The oceans are under siege by a "deadly trio" of threats — rising water temperature, acidification, and lack of oxygen — that played a role in similar mass extinctions 55 million years ago, says Jelle Bijma of the Alfred Wegener Institute. This time, humans are largely to blame, according to the report. Overfishing alone has pushed many species to the brink of extinction. Pollution and run-off of fertilizers from farms have choked out life in vast areas. And the oceans absorb most of the carbon dioxide we pump into the atmosphere, changing pH levels and adding stress on all kinds of marine creatures.
Can anything be done to reverse the decline?
One obvious fix, according to the IPSO, is a greater effort to prevent over-fishing, which "is now estimated to account for over 60 percent of the known local and global extinction of marine fishes," says William Cheung of the University of East Anglia, as quoted by Reuters.

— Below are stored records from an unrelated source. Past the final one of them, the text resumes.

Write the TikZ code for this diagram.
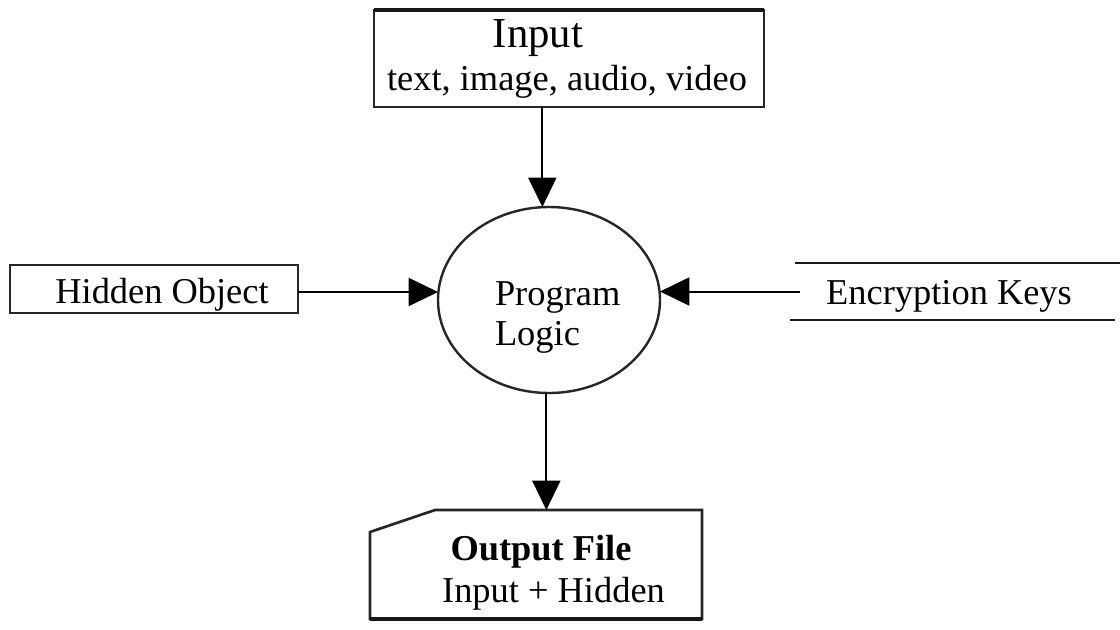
\documentclass[tikz,border=0pt]{standalone}
\usepackage{fontspec}
\setmainfont{Liberation Serif}
\usetikzlibrary{arrows.meta,shapes.geometric,calc}
\begin{document}
\begin{tikzpicture}[x=0.75pt,y=-0.75pt,
  txt/.style={inner sep=0pt,outer sep=0pt,font=\fontsize{27.3}{30}\selectfont,text=black},
  bigtxt/.style={inner sep=0pt,outer sep=0pt,font=\fontsize{32}{36}\selectfont,text=black},
  boxed/.style={draw=black!85,line width=1.5pt,inner sep=0pt,outer sep=0pt},
  hole/.style={inner sep=0pt,outer sep=0pt},
  flow/.style={draw=black,line width=1.5pt,-{Triangle[length=22pt,width=21pt]}},
  rule/.style={draw=black!90,line width=2.2pt}]
\useasboundingbox (0,0) rectangle (1120,629);

% input source
\node[boxed,minimum width=292.5pt,minimum height=72.75pt] (input) at (569,58.5) {};
\draw[line width=3pt,black!90] (input.north west) -- (input.north east);
\node[bigtxt,anchor=base] (inputTitle) at (538,47) {Input};
\node[txt,anchor=base] (inputTypes) at (567,90) {text, image, audio, video};

% processing step
\node[boxed,ellipse,line width=1.8pt,minimum width=166.5pt,minimum height=139.5pt] (logic) at (549,300) {};
\node[txt,anchor=base west] (logicA) at (495,305) {Program};
\node[txt,anchor=base west] (logicB) at (495,345) {Logic};

% hidden object
\node[boxed,minimum width=216pt,minimum height=36pt] (hidden) at (154,289) {};
\node[txt,anchor=base] (hiddenText) at (162,303) {Hidden Object};

% key store (open-ended)
\node[hole,minimum width=236.25pt,minimum height=42.75pt] (keys) at (957.5,291.5) {};
\draw[rule] (795,263) -- (1120,263);
\draw[rule] (790,320) -- (1115,320);
\node[txt,anchor=base] (keysText) at (949,304) {Encryption Keys};

% output document
\node[hole,minimum width=249pt,minimum height=81.75pt] (output) at (536,564.5) {};
\draw[black!85,line width=2pt,line join=miter]
  ($(output.north west)+(0,22)$) -- ($(output.north west)+(65,0)$)
  -- (output.north east) -- (output.south east) -- (output.south west) -- cycle;
\draw[black!90,line width=3pt] (output.south west) -- (output.south east);
\node[txt,anchor=base,font=\fontsize{27.3}{30}\selectfont\bfseries] (outTitle) at (541,560) {Output File};
\node[txt,anchor=base] (outBody) at (553.5,602) {Input + Hidden};

% flows
\draw[flow] ([xshift=-5pt]logic.north |- input.south) -- ([xshift=-5pt]logic.north);
\draw[flow] ([yshift=-2.25pt]hidden.east) -- ([yshift=-2.25pt]logic.west |- hidden.east);
\draw[flow] (keys.west) -- (logic.east |- keys.west);
\draw[flow] ([xshift=-2pt]logic.south) -- ([xshift=-2pt]logic.south |- output.north);
\end{tikzpicture}
\end{document}
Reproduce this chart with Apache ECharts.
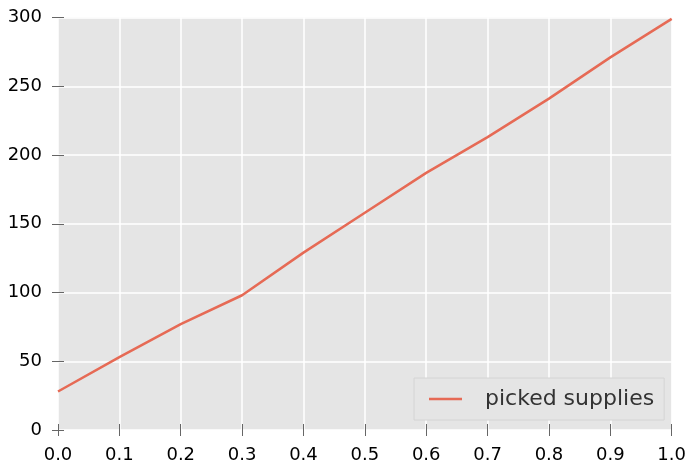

And, "unlike climate change, it can be directly, immediately and effectively tackled by policy change." Reducing pollution, including plastics, agricultural fertilizers and human waste, would help, too. Ultimately, though, the authors say we must eliminate carbon dioxide emissions. "If we don't do that," says Professor Ove Hoegh-Guldberg, as quoted by BBC News, "we're going to see steady acidification of the seas, heat events that are wiping out things like kelp forests and coral reefs, and we'll see a very different ocean."